En este misterio llamado vida plantamos flores o enterramos minas. Las últimas deben esconderse, disimularse o parecer lo que no son. Las flores, en cambio, están a la vista. Una semilla se convertirá en pequeñas maravillas que, en vez de esconderse, se solazarán frente al mundo.
Quien planta flores puede volver a sus campos y complacerse en su obra. Sus flores darán semillas que se dispersarán y florecerán en otras partes.
Quien planta minas se debe conducir con mucho cuidado, pues suele olvidar fácilmente dónde las puso (y hasta olvida conducirse con mucho cuidado). Plantar minas con nuestros actos es un asunto curioso, pues no sucede lejos, sino lo hacemos en nuestro entorno (familiar, profesional, de amistades, de relaciones) o mientras avanzamos en nuestro camino. A veces ni nos damos cuenta de que una mina quedó plantada (por ejemplo, al ofender a otras personas con nuestros actos o palabras). Por ello es tan fácil pisarlas.

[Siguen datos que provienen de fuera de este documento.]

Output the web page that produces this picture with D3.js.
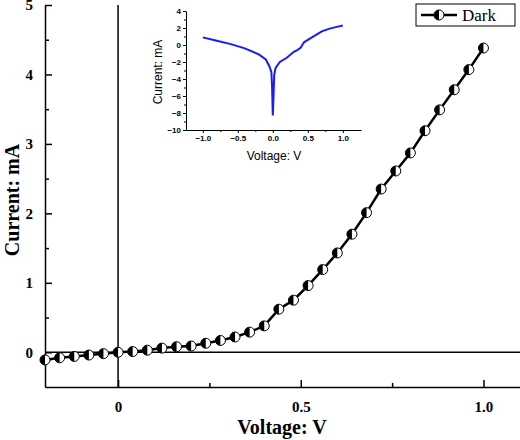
<!DOCTYPE html><html><head><meta charset="utf-8"><script src="https://cdn.jsdelivr.net/npm/d3@7"></script>
<style>body{margin:0;background:#fff}</style></head><body><svg id="c" width="520" height="440"></svg><script>
const darkV=[-0.2,-0.16,-0.12,-0.08,-0.04,0,0.04,0.08,0.12,0.16,0.2,0.24,0.28,0.32,0.36,0.4,0.44,0.48,0.52,0.56,0.6,0.64,0.68,0.72,0.76,0.8,0.84,0.88,0.92,0.96,1.0];
const darkI=[-0.11,-0.08,-0.06,-0.04,-0.02,0,0.01,0.03,0.06,0.08,0.09,0.13,0.17,0.22,0.29,0.38,0.62,0.75,0.96,1.19,1.43,1.70,2.01,2.35,2.61,2.87,3.19,3.49,3.78,4.07,4.38];
const insetV=[-1,-0.8,-0.6,-0.4,-0.2,-0.1,-0.05,-0.02,-0.01,0,0.01,0.02,0.04,0.1,0.2,0.3,0.35,0.4,0.42,0.45,0.5,0.6,0.7,0.8,0.9,1.0];
const insetI=[0.9,0.5,0.1,-0.4,-1.1,-1.7,-2.5,-3.2,-5,-8.3,-6,-3.5,-2.7,-2,-1.5,-0.8,-0.6,-0.3,0,0.35,0.6,1.1,1.6,1.9,2.1,2.3];
const xTicks=[0,0.5,1.0], xTickLabels=["0","0.5","1.0"];
const yTicks=[0,1,2,3,4,5];
const svg=d3.select("#c");
const tf="Times New Roman, Liberation Serif, serif";
const x=d3.scaleLinear().domain([-0.2,1.1]).range([45,520]);
const y=d3.scaleLinear().domain([-0.5,5]).range([387,5]);
const g=svg.append("g");
g.append("line").attr("x1",x(0)).attr("x2",x(0)).attr("y1",y(5)).attr("y2",y(-0.5)).attr("stroke","#000").attr("stroke-width",1.5);
g.append("line").attr("x1",45).attr("x2",520).attr("y1",y(0)).attr("y2",y(0)).attr("stroke","#000").attr("stroke-width",1.5);
g.append("g").attr("transform","translate(0,387)").call(d3.axisBottom(x).tickValues(xTicks).tickFormat((d,i)=>xTickLabels[i]).tickSizeInner(-7).tickSizeOuter(0).tickPadding(14));
g.append("g").attr("transform","translate(0,387)").call(d3.axisBottom(x).tickValues([0.25,0.75]).tickFormat("").tickSizeInner(-4).tickSizeOuter(0)).select(".domain").remove();
g.append("g").attr("transform","translate(45,0)").call(d3.axisLeft(y).tickValues(yTicks).tickFormat(d3.format("d")).tickSizeInner(-7).tickSizeOuter(0).tickPadding(12));
g.append("g").attr("transform","translate(45,0)").call(d3.axisLeft(y).tickValues([0.5,1.5,2.5,3.5,4.5]).tickFormat("").tickSizeInner(-4).tickSizeOuter(0)).select(".domain").remove();
g.selectAll(".domain,.tick line").attr("stroke","#000").attr("stroke-width",1.5);
g.selectAll(".tick text").attr("font-family",tf).attr("font-weight","bold").attr("font-size",15).attr("fill","#000");
svg.append("text").attr("x",282).attr("y",434).attr("text-anchor","middle").attr("font-family",tf).attr("font-weight","bold").attr("font-size",20).text("Voltage: V");
svg.append("text").attr("transform","translate(19,200) rotate(-90)").attr("text-anchor","middle").attr("font-family",tf).attr("font-weight","bold").attr("font-size",20).text("Current: mA");
const line=d3.line().x((d,i)=>x(darkV[i])).y(d=>y(d));
svg.append("path").datum(darkI).attr("d",line).attr("fill","none").attr("stroke","#000").attr("stroke-width",2.5);
function marker(sel,cx,cy){
  const r=5;
  sel.append("circle").attr("cx",cx).attr("cy",cy).attr("r",r).attr("fill","#fff").attr("stroke","#000").attr("stroke-width",1);
  sel.append("path").attr("d",`M${cx},${cy-r}A${r},${r} 0 0 0 ${cx},${cy+r}Z`).attr("fill","#000");
}
const mg=svg.append("g");
darkI.forEach((d,i)=>marker(mg,x(darkV[i]),y(d)));
svg.append("rect").attr("x",416).attr("y",4).attr("width",99).attr("height",22).attr("fill","#fff").attr("stroke","#000").attr("stroke-width",1);
svg.append("line").attr("x1",421).attr("x2",457).attr("y1",15).attr("y2",15).attr("stroke","#000").attr("stroke-width",2.5);
marker(svg,439,15);
svg.append("text").attr("x",462).attr("y",21).attr("font-family",tf).attr("font-size",17).text("Dark");
const ix=d3.scaleLinear().domain([-1.24,1.26]).range([186,361]);
const iy=d3.scaleLinear().domain([-10,4]).range([130,11]);
const ig=svg.append("g");
ig.append("g").attr("transform","translate(0,130)").call(d3.axisBottom(ix).tickValues([-1,-0.5,0,0.5,1]).tickFormat(d3.format(".1f")).tickSize(3).tickSizeOuter(0).tickPadding(2));
ig.append("g").attr("transform","translate(0,130)").call(d3.axisBottom(ix).tickValues([-0.75,-0.25,0.25,0.75]).tickFormat("").tickSize(2).tickSizeOuter(0)).select(".domain").remove();
ig.append("g").attr("transform","translate(186,0)").call(d3.axisLeft(iy).tickValues([-10,-8,-6,-4,-2,0,2,4]).tickSize(3).tickSizeOuter(0).tickPadding(2));
ig.append("g").attr("transform","translate(186,0)").call(d3.axisLeft(iy).tickValues([-9,-7,-5,-3,-1,1,3]).tickFormat("").tickSize(2).tickSizeOuter(0)).select(".domain").remove();
ig.selectAll(".domain,.tick line").attr("stroke","#000").attr("stroke-width",1);
ig.selectAll(".tick text").attr("font-family","Liberation Sans, Arial, sans-serif").attr("font-weight","bold").attr("font-size",8).attr("fill","#000");
ig.append("path").datum(insetI).attr("d",d3.line().x((d,i)=>ix(insetV[i])).y(d=>iy(d))).attr("fill","none").attr("stroke","#1a1aff").attr("stroke-width",2);
svg.append("text").attr("x",274).attr("y",160).attr("text-anchor","middle").attr("font-family","Liberation Sans, Arial, sans-serif").attr("font-size",12).text("Voltage: V");
svg.append("text").attr("transform","translate(162,72) rotate(-90)").attr("text-anchor","middle").attr("font-family","Liberation Sans, Arial, sans-serif").attr("font-size",12).text("Current: mA");
</script></body></html>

Pisar una de nuestras propias minas también puede destruir a quien camine con nosotros. También puede suceder que nos veamos inmovilizados, ya que la mina explota si levantamos el pie que la pisa.
Así que no quedan aquí rutinarios y desabridos deseos para un año nuevo feliz, próspero, bendecido o lleno de dichas. Mejor que sea un año en el que crezca la conciencia sobre lo peligroso de enterrar minas y sobre la importancia de ser solidarios y empáticos.